Over recent years, there have been several changes to the way in which Inheritance Tax (IHT) is chargeable.  In 2004 Pre Owned Asset Tax was introduced to charge to Income Tax the rental value of gifted property in which the Donor continues to enjoy an interest.  In 2006, the taxation of trusts, including trusts established to give a surviving co-habitee the right to live in property and legacies held in trust for minor grandchildren, was altered.  The implication of these changes on previous gifts and existing Wills should now be reviewed.

In October 2007 it was announced that the Inheritance Tax free allowance (currently £312,000) can be carried forward and added to the allowances available on the death of the surviving spouse or civil partner.  Co-habitees, whose total assets exceed the value of £312,000 should consider entering into a Marriage or Civil Partnership to claim entitlement to this new relief.  Such action will revoke existing Wills which should be reviewed.

Opportunities have also arisen under the new legislation for a couple who are married or in a civil partnership, one or both of whom is a widow or widower to use any portion of the tax free allowance that was not used by the deceased partner.  This additional allowance will be lost if a party to the current marriage or civil partnership leaves his or her estate to the surviving partner.  Skillfully drawn Wills can ensure that allowances to the total value of £936,000 or even £1,248,000 can be utilized.

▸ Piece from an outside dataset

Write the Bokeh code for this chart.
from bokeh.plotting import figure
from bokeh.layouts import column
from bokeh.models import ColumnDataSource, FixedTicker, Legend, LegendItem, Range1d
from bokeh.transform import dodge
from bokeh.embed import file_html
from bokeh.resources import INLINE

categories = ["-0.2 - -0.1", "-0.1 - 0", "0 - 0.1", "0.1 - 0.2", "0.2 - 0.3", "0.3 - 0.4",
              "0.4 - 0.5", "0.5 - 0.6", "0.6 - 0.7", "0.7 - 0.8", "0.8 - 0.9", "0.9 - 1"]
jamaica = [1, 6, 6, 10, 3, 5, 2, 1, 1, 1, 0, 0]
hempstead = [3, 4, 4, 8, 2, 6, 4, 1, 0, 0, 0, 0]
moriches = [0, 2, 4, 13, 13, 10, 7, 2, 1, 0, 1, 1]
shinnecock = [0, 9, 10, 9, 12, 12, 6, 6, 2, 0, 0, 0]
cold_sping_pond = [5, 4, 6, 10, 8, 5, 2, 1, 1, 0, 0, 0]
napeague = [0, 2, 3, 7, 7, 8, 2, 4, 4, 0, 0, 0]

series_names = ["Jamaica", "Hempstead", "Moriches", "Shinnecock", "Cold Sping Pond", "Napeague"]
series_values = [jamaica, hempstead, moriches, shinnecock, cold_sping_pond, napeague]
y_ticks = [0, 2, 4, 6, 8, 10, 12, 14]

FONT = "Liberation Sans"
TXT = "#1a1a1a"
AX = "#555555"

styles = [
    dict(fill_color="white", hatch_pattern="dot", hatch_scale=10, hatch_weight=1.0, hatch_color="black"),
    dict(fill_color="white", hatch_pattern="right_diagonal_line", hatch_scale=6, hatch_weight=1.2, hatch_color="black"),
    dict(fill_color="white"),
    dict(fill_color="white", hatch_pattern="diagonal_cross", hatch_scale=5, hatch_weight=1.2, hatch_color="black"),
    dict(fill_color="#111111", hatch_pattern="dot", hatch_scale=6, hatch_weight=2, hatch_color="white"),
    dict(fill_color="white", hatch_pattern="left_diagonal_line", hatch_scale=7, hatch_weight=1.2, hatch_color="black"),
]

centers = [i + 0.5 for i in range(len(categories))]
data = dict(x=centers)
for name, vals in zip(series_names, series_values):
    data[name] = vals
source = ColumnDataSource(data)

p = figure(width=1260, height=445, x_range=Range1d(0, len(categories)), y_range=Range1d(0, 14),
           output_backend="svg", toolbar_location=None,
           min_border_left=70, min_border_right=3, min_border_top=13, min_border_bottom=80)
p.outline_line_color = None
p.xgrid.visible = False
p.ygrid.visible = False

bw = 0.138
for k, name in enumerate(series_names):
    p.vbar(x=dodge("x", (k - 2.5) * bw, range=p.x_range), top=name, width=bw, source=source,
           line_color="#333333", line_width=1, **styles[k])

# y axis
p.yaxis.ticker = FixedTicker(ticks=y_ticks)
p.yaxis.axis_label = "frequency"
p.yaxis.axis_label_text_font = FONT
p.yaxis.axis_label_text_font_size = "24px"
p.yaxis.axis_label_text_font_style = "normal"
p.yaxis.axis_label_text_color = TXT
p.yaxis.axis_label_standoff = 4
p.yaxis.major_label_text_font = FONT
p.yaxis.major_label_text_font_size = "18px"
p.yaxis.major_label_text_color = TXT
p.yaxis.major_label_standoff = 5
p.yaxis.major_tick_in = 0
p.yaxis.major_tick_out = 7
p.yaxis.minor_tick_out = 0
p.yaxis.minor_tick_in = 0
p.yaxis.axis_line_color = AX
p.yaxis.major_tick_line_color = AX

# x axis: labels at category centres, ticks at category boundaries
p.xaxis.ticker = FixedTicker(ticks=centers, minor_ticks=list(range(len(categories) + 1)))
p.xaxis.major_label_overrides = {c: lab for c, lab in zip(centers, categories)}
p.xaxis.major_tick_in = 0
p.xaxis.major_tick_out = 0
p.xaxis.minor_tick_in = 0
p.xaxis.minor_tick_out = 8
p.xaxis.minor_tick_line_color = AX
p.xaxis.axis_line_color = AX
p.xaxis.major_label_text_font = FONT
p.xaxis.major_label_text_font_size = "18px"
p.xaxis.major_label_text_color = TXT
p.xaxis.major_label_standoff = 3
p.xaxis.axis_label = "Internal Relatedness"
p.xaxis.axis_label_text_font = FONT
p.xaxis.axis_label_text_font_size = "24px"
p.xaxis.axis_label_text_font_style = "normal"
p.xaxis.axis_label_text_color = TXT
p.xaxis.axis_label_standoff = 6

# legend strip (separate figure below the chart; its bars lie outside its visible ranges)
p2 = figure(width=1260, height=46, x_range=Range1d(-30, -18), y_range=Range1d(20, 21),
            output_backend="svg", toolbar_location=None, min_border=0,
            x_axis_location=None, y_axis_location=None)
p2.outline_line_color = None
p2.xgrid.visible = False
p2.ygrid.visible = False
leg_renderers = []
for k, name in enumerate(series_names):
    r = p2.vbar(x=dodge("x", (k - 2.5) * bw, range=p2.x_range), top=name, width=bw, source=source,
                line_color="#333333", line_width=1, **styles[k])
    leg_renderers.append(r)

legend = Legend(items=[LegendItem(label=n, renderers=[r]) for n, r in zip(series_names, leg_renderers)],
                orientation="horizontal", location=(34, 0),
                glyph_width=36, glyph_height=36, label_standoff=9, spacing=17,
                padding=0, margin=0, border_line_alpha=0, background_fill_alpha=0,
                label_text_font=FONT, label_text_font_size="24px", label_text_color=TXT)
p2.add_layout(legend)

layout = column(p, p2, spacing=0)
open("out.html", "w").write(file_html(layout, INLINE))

Use can still be made of annual allowances, the rates of which have not changed for many years.  Every individual can gift £3,000 in each tax year and any unused allowance from the previous year can be additionally used.  An individual can also make any number of small gifts which do not exceed £250 per recipient in each tax year and allowances can be used in relation to gifts made on the occasion of a marriage. 

One exemption that is often overlooked is that which covers regular gifts out of income if the Donor is left with sufficient income to cover his normal living expenditure without recourse to capital.